En avril dernier, le monde apprenait la mort du pape François, figure de proue d’une des institutions les plus riches et puissantes sur Terre. Après un conclave fortement médiatisé, c’est finalement l’américain Robert Francis Prevost qui a été choisi pour lui succéder, sous le nom de Léon XIV.
La mort de François a déclenché une avalanche de louanges pour ce pape supposément « progressiste », y compris de la part de personnalités et groupes de gauche.
Tout au long de sa carrière, il a en effet tenté de se présenter comme un allié des pauvres et des opprimés, rejetant les privilèges et le spectacle associés à sa position pour se contenter d’une existence modeste. En Argentine, en tant qu’archevêque, il continuait d’utiliser les transports en commun, et au Vatican, il a refusé de s’établir dans les résidences luxueuses normalement réservées aux papes pour se contenter des chambres d’invités. Dans les derniers mois de sa vie, il s’entretenait régulièrement avec les chrétiens à Gaza qui se rencontraient sous les bombes israéliennes.
Mais la vérité est que tout comme Saint-François d’Assise au XIIIe siècle, duquel il a tiré son nom, le rôle de François Ier aura été de nettoyer la réputation d’une institution corrompue, profondément liée au statu quo capitaliste et de plus en plus détestée.
L’Église catholique, depuis le IVe siècle, est un des piliers fondamentaux sur lesquels les classes dirigeantes du monde s’appuient pour gouverner, et maintenir les inégalités sociales en place. Son rôle fondamental est d’offrir aux classes opprimées un paradis après la mort, en échange d’accepter passivement l’enfer sur Terre que représente leur existence actuelle. Elle a historiquement servi à empêcher les masses pauvres de se rebeller contre leurs maîtres, qu’il s’agisse des seigneurs féodaux au Moyen-Âge ou des capitalistes aujourd’hui.
Cependant, dans les dernières décennies, l’Église est entrée dans un lent déclin, un phénomène qui est parallèle à la crise de confiance qui existe aujourd’hui envers toutes les autres institutions de l’establishment capitaliste. En Europe et en Amérique, les fidèles désertent les églises : en Allemagne uniquement, ce sont trois millions de paroissiens qui ont quitté l’institution depuis 2000. Même en Amérique latine et en Afrique, où le nombre absolu de fidèles continue d’augmenter, l’Église officielle se fait doubler par la multiplication des sectes évangéliques.

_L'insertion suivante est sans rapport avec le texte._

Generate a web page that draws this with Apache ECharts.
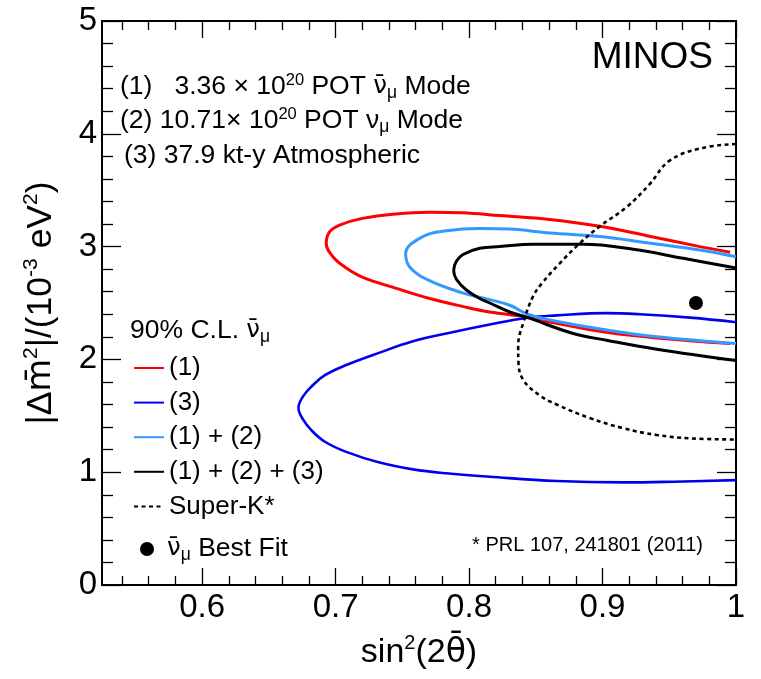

De plus, l’Église est depuis longtemps ensevelie sous une tonne de scandales de pédophilie, de blanchiment d’argent, d’évasion fiscale et de corruption; scandales qui sont fort probablement ce qui a causé la démission surprise du pape Benoît XVI en 2013.
François Ier avait donc la mission de faire oublier ces scandales et de redorer l’image de l’Église aux yeux des masses de plus en plus radicalisées. Mais cette mission était impossible. C’est pour cette raison qu’il faisait des déclarations contre « l’idolâtrie de l’argent », mais qu’il ne présentait pas d’alternative au capitalisme; qu’il approuvait la bénédiction des couples homosexuels, mais qu’il s’opposait toujours au mariage homosexuel; et qu’il était en faveur d’administrer les sacrements aux politiciens pro-avortement, mais qu’il considérait toujours l’avortement comme un péché mortel.
Quant au nouveau pape, peu importe ses intentions, il se retrouvera dans la même situation. Il est d’ailleurs intéressant de souligner que le nom qu’il a choisi, Léon XIV, est une référence explicite au pape Léon XIII (1878 à 1903), père de la « doctrine sociale de l’Église ». Celle-ci, adoptée dans une période d’intensification de la lutte des classes marquée notamment par la commune de Paris de 1871, visait essentiellement à ramener le mouvement ouvrier naissant dans les canaux sécuritaires de l’Église, et loin des idées dangereuses du socialisme et du matérialisme philosophique. De la même manière, aujourd’hui, Léon XIV devra composer avec une radicalisation croissante de la classe ouvrière face à la crise du capitalisme, et tentera à nouveau de canaliser la colère des masses dans la direction d’illusions et de vœux pieux.
Pour la classe ouvrière et les pauvres du monde entier, il est indifférent de savoir qui se trouve au sommet de l’institution catholique. Elle demeure une institution réactionnaire, et incapable d’offrir une véritable solution aux horreurs et à la souffrance qu’engendre tous les jours le système capitaliste.